▶ _RECORDS FOR PROCESSING_:

** start **

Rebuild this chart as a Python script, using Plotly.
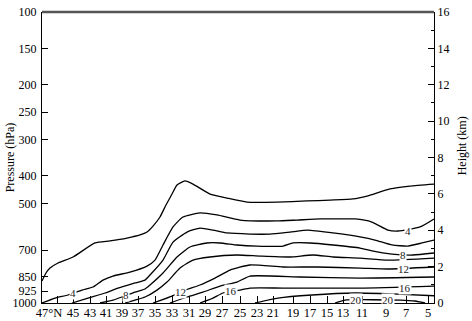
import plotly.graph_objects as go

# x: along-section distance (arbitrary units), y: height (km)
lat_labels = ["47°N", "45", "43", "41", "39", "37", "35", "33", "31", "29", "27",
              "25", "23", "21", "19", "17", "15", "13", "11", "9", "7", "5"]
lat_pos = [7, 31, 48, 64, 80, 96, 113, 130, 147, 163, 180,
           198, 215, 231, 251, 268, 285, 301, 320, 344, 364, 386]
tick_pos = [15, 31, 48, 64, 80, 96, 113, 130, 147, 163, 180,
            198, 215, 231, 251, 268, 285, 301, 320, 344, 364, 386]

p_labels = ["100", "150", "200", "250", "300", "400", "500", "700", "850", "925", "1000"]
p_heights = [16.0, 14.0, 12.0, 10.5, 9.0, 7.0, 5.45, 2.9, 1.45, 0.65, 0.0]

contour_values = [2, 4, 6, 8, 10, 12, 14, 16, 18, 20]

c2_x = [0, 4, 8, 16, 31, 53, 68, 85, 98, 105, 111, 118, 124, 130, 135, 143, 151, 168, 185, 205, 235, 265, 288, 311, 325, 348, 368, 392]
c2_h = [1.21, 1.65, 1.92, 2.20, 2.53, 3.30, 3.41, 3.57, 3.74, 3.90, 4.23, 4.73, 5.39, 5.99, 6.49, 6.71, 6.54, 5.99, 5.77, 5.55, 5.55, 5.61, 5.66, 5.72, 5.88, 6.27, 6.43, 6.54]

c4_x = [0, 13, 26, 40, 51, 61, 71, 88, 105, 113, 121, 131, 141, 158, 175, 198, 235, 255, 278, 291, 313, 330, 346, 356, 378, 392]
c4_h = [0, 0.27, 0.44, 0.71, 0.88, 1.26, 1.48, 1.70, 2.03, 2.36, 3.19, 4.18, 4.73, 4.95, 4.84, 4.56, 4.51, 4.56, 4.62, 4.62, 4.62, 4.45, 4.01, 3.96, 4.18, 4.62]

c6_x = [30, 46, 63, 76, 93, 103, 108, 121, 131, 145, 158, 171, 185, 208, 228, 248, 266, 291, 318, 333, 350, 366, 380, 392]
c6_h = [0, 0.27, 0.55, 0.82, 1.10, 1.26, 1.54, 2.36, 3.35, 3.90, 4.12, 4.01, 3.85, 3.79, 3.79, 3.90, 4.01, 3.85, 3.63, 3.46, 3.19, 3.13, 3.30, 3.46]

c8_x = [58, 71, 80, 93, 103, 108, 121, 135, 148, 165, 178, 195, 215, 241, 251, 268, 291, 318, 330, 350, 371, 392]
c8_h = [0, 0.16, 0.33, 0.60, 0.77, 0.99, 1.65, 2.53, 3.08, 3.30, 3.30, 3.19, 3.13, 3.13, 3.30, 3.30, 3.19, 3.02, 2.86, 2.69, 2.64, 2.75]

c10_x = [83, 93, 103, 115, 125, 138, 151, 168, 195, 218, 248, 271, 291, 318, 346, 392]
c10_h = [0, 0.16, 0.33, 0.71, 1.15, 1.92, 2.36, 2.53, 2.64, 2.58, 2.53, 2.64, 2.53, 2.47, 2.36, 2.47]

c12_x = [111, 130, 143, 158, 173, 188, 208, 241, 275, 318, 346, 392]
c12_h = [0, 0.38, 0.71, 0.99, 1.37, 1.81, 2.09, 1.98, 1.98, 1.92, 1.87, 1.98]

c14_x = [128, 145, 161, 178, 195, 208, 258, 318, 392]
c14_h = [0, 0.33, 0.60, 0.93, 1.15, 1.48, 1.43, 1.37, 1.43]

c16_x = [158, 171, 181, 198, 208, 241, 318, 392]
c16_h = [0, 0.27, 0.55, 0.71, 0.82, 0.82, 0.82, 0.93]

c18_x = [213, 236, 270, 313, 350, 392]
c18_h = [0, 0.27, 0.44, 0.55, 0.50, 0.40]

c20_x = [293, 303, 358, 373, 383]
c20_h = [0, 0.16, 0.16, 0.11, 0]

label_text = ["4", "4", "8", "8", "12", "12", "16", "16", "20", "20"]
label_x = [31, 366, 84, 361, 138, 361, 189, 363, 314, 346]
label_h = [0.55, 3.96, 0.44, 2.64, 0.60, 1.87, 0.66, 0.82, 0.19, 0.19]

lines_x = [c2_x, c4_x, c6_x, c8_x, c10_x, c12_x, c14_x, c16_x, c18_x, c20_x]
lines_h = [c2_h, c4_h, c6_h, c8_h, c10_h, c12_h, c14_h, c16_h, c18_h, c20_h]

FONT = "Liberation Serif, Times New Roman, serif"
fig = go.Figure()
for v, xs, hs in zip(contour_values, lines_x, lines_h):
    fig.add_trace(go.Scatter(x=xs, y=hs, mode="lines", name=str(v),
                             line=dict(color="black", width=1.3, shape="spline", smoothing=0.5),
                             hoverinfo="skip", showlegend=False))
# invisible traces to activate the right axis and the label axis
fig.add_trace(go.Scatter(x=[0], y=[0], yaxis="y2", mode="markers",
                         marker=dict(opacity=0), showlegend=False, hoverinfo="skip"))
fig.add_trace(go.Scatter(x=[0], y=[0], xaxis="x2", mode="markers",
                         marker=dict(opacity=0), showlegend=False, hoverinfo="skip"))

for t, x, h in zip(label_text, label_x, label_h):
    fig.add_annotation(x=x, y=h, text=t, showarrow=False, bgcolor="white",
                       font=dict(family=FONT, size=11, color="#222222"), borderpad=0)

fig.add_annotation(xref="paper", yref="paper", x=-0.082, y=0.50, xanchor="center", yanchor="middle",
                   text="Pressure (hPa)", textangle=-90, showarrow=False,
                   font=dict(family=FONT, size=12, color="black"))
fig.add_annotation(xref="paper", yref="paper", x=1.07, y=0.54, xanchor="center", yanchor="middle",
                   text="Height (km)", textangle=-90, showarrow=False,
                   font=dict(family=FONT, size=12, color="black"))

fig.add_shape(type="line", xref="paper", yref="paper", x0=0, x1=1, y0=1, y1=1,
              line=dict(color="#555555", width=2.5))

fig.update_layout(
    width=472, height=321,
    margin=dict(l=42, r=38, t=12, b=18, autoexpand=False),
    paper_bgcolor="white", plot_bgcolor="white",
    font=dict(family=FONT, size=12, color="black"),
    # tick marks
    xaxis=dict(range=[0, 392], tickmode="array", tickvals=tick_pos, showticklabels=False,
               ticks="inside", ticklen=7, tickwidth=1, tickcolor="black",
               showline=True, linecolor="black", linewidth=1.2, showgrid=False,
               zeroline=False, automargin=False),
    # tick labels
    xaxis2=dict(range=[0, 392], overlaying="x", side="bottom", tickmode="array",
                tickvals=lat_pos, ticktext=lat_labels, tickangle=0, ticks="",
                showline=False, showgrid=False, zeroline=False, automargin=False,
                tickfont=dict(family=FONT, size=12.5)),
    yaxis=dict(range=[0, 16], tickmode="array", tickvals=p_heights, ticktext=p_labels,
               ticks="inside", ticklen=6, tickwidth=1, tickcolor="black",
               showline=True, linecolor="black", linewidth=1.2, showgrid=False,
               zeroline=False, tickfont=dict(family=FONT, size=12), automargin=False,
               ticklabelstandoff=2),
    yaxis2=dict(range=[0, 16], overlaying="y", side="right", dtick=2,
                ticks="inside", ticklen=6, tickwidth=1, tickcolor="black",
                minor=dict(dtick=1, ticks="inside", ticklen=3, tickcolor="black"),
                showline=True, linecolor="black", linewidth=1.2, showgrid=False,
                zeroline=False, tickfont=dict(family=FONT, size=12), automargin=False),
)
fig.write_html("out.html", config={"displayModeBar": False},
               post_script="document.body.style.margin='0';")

** end **
** start **

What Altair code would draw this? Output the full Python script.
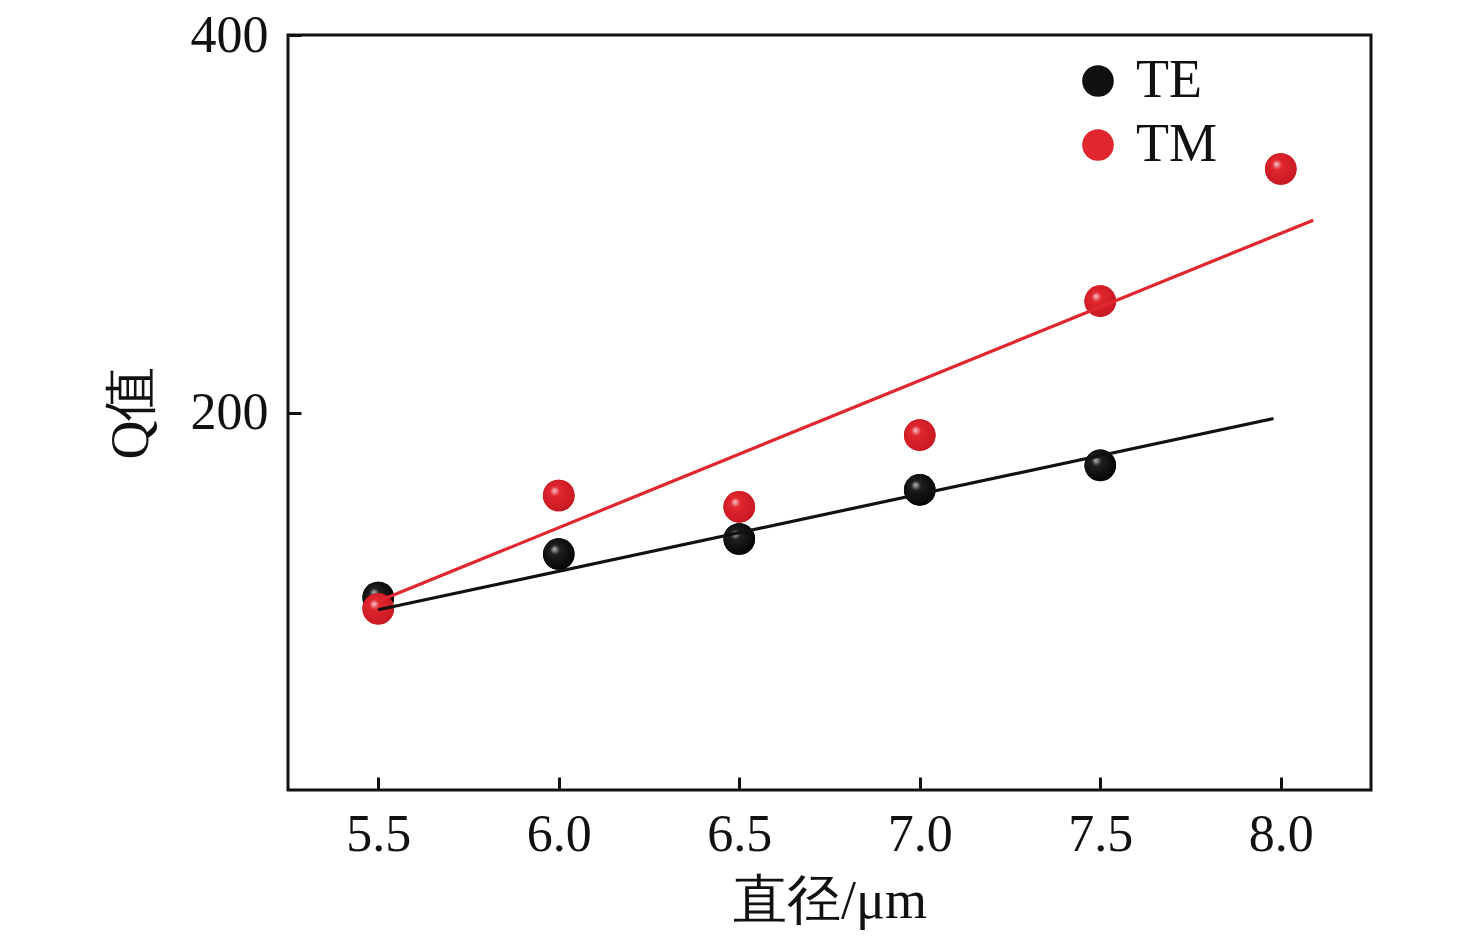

** end **

▶ _AIM_:
Starting at the line containing "Rebuild this chart" and stopping after the line containing "16, 18, 20]", give the lines again exactly and leave out every image.

▶ _ANSWER TO THIS PROBLEM_:
Rebuild this chart as a Python script, using Plotly.
import plotly.graph_objects as go

# x: along-section distance (arbitrary units), y: height (km)
lat_labels = ["47°N", "45", "43", "41", "39", "37", "35", "33", "31", "29", "27",
              "25", "23", "21", "19", "17", "15", "13", "11", "9", "7", "5"]
lat_pos = [7, 31, 48, 64, 80, 96, 113, 130, 147, 163, 180,
           198, 215, 231, 251, 268, 285, 301, 320, 344, 364, 386]
tick_pos = [15, 31, 48, 64, 80, 96, 113, 130, 147, 163, 180,
            198, 215, 231, 251, 268, 285, 301, 320, 344, 364, 386]

p_labels = ["100", "150", "200", "250", "300", "400", "500", "700", "850", "925", "1000"]
p_heights = [16.0, 14.0, 12.0, 10.5, 9.0, 7.0, 5.45, 2.9, 1.45, 0.65, 0.0]

contour_values = [2, 4, 6, 8, 10, 12, 14, 16, 18, 20]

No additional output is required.